Opinião

Emoção Artificial 

19 out 2023 16:31

As circunstâncias definem não raras vezes os leitores nos quais nos tornamos

Em Janeiro de 2023 chegava-me à caixa de correio electrónico a notícia feliz de um novo livro do poeta Jorge Gomes Miranda para poder publicar. Um autor que sigo há muito, pela qualidade intrínseca da sua poesia, pela consistência da sua voz poética, pelo rigor lúcido com que observa o mundo e se relaciona com os textos.

Emoção Artificial cativou pelo título e pelo espanto decorrente da leitura dos poemas que nele encerra. Textos absolutamente singulares que questionam uma realidade que já nos atravessa os dias – a do lugar do humano num contexto em que a digitalização e o algoritmo nos circunscrevem, esvaziam ou empurram para becos sem saída ou pontos de fuga.

As circunstâncias definem não raras vezes os leitores nos quais nos tornamos. Nos anos 70, num contexto familiar ditado pela oposição ao regime, o meu primeiro acesso à poesia fez-se através de textos de intervenção que li por mão familiar numa cidade onde ainda eram poucas as casas com livros. A sorte fez com que a poesia fosse um género com um lugar privilegiado nas estantes da casa onde habitei. Uma herança «genética» que dura até hoje, menos marcada por razões políticas, porém com mais assíduas leituras de mais amplificadas latitudes.

O acaso, esse misterioso caminho, levou-me em 1994 a iniciar a minha carreira profissional numa editora independente - a Editorial Presença -, cujo catálogo reservava um lugar especial à edição de poesia através dos livros publicados na Colecção Forma e do trabalho de reunião da obra poética de autores como Ruy Belo, João Miguel Fernandes Jorge, Joaquim Manuel Magalhães, David Mourão Ferreira e Ruy Cinatti.

O ADN mítico da Forma manifestou-se, a certa altura, na revelação de novas vozes poéticas que, na década de 90, começavam a distinguir-se.
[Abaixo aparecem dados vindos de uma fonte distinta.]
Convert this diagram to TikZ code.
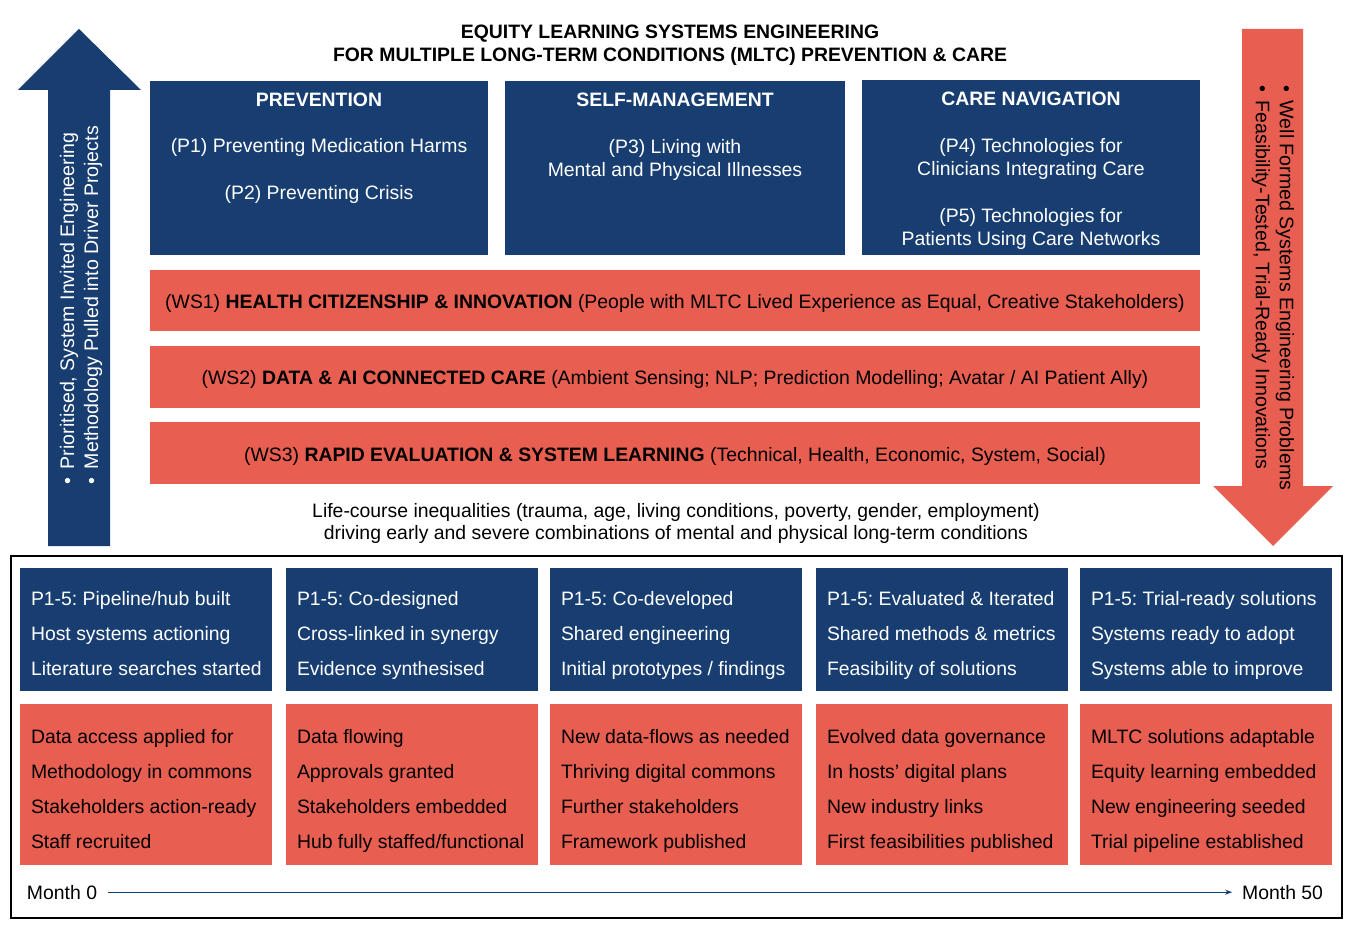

Entre alguns dos nomes revelados como o de Rui Pires Cabral, o de Jorge Gomes Miranda, coincidiu no tempo, com a minha paixão antiga pelo género e com a abertura de uma imensidão literária ainda por descobrir.

O contacto com a sua voz poética foi, com todo o fervor de leitura que se tem aos 20 anos, um ponto de viragem no meu encontro com o lugar que a poesia ocupa na minha relação com a literatura. Desde então leio assiduamente toda a sua obra já vasta e publicada noutros idiomas e países.

2023 reservar-me-ia o privilégio de me poder dedicar à edição deste seu singular Emoção Artificial que marca também a minha primeira incursão nessa actividade tão fascinante quanto arriscada que é a de editar, sobretudo poesia.

Um poema não chegará para conhecer profundamente o trabalho poético de um autor ou a leitura que dedica ao mundo, mas será seguramente essa primeira porta de entrada para o até aí sem nome ou sentido. E desse modo será sempre, quer do lado do leitor quer do lado do editor, o renovado deslumbramento com a descoberta de um livro e de uma voz únicas. 

O robot e o humano 

Como é ser um humano perguntou o robot? 
Viver com medo de que aconteça um acidente a quem amámos; 
sentir alegria depois da incerteza de um exame médico; 
trabalhar com perícia os materiais da sombra: a tristeza e a mágoa; 
repartir a luz que acumulámos desde a infância com velhos e crianças; 
cinzelar sulcos: rios diante da discórdia e lavrar sílabas de harmonia; 
conversar com os outros sentado numa cadeira e não numa trípode; 
ser cativo de um rosto, um corpo, um sorriso até depois da morte.